AI agents that hallucinate facts, invent citations, or fabricate data pose real risks. In agentic systems, hallucinated output does not just mislead a reader. It can trigger tool calls, database writes, or financial transactions based on information that does not exist. Detecting hallucinations at runtime is essential for production safety.
Factual hallucinations occur when the model states something objectively false. An agent might claim a user has a specific account balance or that a regulation requires something it does not.
Tool result hallucinations happen when an agent fabricates the output of a tool call it never made, or misrepresents the result of one it did make.
Citation hallucinations involve references to documents, URLs, or data sources that do not exist.
Cross-reference verification compares agent claims against ground truth. If an agent says it queried a database, verify the query actually ran and returned the claimed result. Authensor's receipt chain captures every tool invocation, making this verification straightforward.
Consistency checking runs the same prompt multiple times at low temperature. If outputs diverge significantly, the content in question is likely hallucinated rather than grounded.
Confidence calibration examines token-level log probabilities when available.

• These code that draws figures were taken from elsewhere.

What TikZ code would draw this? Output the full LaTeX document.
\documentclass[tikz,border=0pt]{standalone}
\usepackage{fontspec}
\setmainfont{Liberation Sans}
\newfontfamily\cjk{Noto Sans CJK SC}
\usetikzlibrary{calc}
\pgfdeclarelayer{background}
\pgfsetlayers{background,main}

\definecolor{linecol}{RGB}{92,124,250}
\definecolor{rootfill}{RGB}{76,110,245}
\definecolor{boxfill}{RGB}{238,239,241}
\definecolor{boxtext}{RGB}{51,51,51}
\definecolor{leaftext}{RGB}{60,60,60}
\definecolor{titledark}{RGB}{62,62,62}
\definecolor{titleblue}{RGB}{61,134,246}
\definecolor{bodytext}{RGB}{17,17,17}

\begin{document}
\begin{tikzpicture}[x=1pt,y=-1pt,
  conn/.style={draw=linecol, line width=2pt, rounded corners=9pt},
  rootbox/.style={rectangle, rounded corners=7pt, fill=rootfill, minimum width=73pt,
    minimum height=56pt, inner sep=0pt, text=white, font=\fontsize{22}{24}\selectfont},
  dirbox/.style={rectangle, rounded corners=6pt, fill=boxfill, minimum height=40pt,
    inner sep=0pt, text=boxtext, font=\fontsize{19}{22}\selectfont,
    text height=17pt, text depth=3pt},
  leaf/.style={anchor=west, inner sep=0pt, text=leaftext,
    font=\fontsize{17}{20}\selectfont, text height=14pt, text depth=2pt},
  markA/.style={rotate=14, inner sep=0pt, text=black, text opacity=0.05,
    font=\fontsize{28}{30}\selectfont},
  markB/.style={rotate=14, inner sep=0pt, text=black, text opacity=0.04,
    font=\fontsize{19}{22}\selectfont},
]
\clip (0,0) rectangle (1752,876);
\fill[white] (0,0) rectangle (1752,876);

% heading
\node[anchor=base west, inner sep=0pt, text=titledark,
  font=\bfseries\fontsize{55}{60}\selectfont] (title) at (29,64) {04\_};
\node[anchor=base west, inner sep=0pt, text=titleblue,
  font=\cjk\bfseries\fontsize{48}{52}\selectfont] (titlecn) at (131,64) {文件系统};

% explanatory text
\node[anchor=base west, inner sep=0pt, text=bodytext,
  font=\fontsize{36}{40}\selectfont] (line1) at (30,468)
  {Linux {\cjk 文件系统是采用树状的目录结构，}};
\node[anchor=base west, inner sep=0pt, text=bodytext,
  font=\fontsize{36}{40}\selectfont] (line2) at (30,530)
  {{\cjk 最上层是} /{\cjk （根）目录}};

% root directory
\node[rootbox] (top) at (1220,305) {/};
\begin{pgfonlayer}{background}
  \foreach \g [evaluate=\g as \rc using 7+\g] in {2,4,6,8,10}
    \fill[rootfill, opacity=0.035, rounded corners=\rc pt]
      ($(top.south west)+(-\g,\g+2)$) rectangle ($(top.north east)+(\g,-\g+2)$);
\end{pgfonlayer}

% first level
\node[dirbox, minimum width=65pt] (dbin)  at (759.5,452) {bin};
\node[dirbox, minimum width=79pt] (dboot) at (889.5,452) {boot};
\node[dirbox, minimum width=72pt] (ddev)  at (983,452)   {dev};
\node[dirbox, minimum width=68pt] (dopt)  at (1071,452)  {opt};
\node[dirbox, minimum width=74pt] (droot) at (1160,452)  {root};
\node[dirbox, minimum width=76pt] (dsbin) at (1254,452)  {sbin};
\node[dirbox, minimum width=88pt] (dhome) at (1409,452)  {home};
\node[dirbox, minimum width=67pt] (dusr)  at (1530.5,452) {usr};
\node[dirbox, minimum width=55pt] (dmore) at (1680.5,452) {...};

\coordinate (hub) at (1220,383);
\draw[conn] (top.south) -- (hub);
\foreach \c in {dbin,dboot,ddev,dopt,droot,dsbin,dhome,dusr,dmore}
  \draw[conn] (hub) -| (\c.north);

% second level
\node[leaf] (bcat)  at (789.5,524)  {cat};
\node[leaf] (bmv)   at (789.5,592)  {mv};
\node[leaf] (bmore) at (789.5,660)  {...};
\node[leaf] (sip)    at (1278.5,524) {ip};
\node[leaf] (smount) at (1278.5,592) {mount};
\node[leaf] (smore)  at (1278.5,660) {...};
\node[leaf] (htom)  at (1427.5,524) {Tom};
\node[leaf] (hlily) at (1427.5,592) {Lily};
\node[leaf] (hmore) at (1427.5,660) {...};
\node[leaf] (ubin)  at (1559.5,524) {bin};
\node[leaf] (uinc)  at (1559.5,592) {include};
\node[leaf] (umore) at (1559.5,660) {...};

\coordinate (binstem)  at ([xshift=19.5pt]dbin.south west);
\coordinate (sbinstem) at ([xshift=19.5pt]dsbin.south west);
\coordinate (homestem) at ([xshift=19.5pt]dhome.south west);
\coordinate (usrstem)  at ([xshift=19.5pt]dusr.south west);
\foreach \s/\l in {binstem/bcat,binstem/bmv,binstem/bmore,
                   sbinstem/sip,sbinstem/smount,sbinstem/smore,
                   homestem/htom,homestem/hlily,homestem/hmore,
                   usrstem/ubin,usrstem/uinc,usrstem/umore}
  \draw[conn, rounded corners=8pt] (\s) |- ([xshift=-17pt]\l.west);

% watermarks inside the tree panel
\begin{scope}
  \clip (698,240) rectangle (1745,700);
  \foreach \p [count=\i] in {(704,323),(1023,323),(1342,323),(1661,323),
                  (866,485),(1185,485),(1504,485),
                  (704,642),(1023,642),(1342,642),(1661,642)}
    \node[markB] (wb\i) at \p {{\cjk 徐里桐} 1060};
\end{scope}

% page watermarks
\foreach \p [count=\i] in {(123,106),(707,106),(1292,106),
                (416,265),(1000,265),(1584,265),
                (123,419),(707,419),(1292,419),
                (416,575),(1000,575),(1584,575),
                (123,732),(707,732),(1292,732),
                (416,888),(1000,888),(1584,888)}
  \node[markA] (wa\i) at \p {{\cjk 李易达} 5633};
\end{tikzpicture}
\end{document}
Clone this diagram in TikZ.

Sequences with consistently low confidence scores across tokens deserve extra scrutiny.
Structured output validation forces agents to return JSON that conforms to a schema. Fields that fail validation or contain unexpected values flag potential hallucinations.
Build hallucination checks into your agent pipeline as a post-processing step. Authensor's Sentinel monitoring can track hallucination rates over time, alerting you when an agent's reliability degrades. Combine automated detection with periodic human review of flagged outputs to calibrate your detection thresholds.
Prevention is better than detection. Use retrieval-augmented generation, constrain tool access, and keep context windows focused on relevant information.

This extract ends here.